October 08, 2010 by Yugen Lakey

Yugen Lakey Rev. Yugen Yugen Lakey
Yokoji Zen Mountain Center

Tree Limbs and Hand Rails

The happy workers of Yokoji unite.

This week seems to be flying by before I even have a chance to write about it. We have a 7-day sesshin starting on Sunday so this is a short working week for us, today being both the second and penultimate day. We start our hosan (rest time) tomorrow at 5:20pm and have Friday night and Saturday off, bar 7-8am zazen followed by service on Saturday. Plus a bit of cleaning. Plus some dishes to wash. Plus breakfast, lunch and dinner for 50 people. That's right - I cleverly scheduled a guest group the same weekend we start a sesshin, effectively eliminating the time off for at least a few people. I was aware of this when I took the booking, but we are not in a position to turn down any guest groups - as I've said before, they are our main source of  income for the Center and we need the money, to put it bluntly. So to give the Jishin, the tenzo (head cook), a break, I will take over in the kitchen on Saturday. There are 4 or 5 volunteers coming up for the day, and I've planned some very simple meals so it should be fun. I was tenzo here at Yokoji for my first year in the States, so it is familiar territory.
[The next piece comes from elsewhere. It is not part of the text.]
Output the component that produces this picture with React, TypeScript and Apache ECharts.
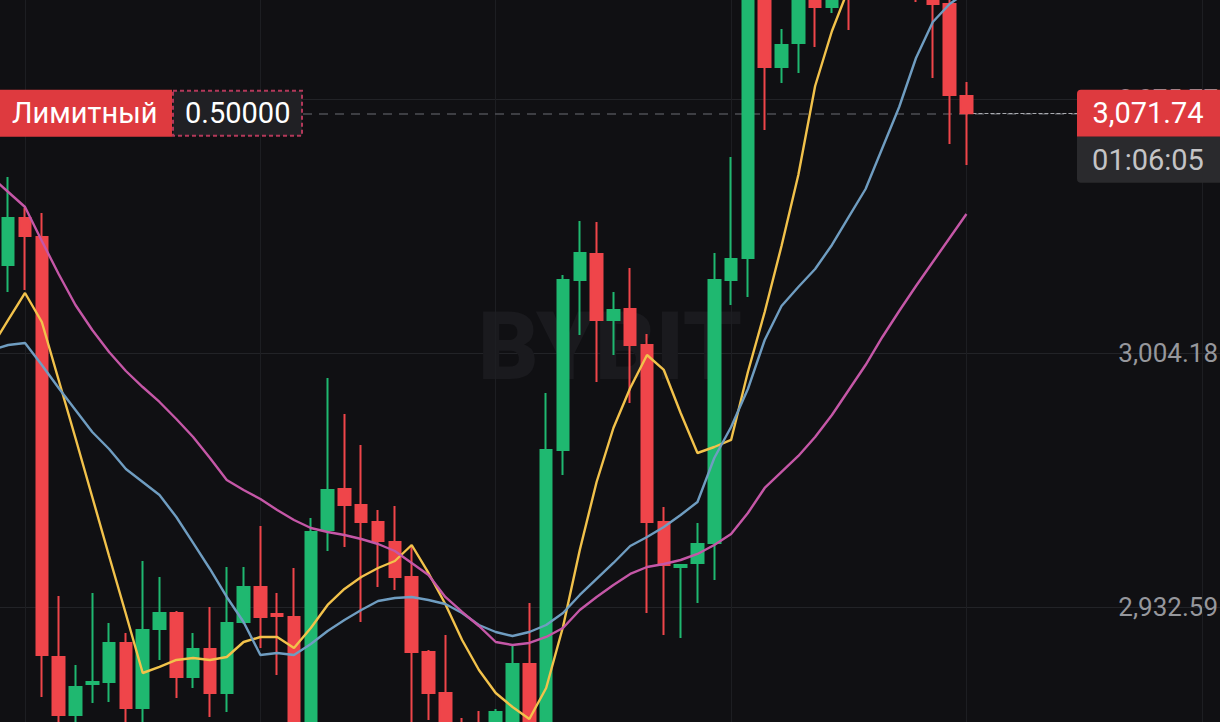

Ilene—Queen of the Kitchen (on Thursdays).

Today, Ilene came to cook for us again. This is the third Thursday she has come up and the food is getting better and better!  Black bean chili and rice for lunch and sweet potatato and ginger soup for dinner. Travis has been busy limbing trees, some of the other guys are making good progress on the retaining wall, and the cleaning crew are whizzing around getting everything ship-shape for the upcoming group. Jim Prall is working with Tenshin Roshi on hand railings that our insurance company insisted that we erect any place where there are more than three steps. This makes sense, but it is yet another job to get done. The working days are short during training period (4.5 hours as opposed to 7 during interim) and it can be tough to fit everything in. I started yesterday on the road, doing some more trenching with the tractor and hoped to get out there again today but one thing after another in the office lead to the tractor sitting out front looking somewhat forlorn and dejected. There is still a lot of work to do on the road before the bad weather hits for real, so I'm hoping for some clemency from the weather gods until we've at least broken the back of the project. The serious snow and rain can start any time now, but more often November or December is when things get nasty. Or fun. Depending on your disposition in regard to a large volume of either frozen or none-frozen, but always cold, precipitation.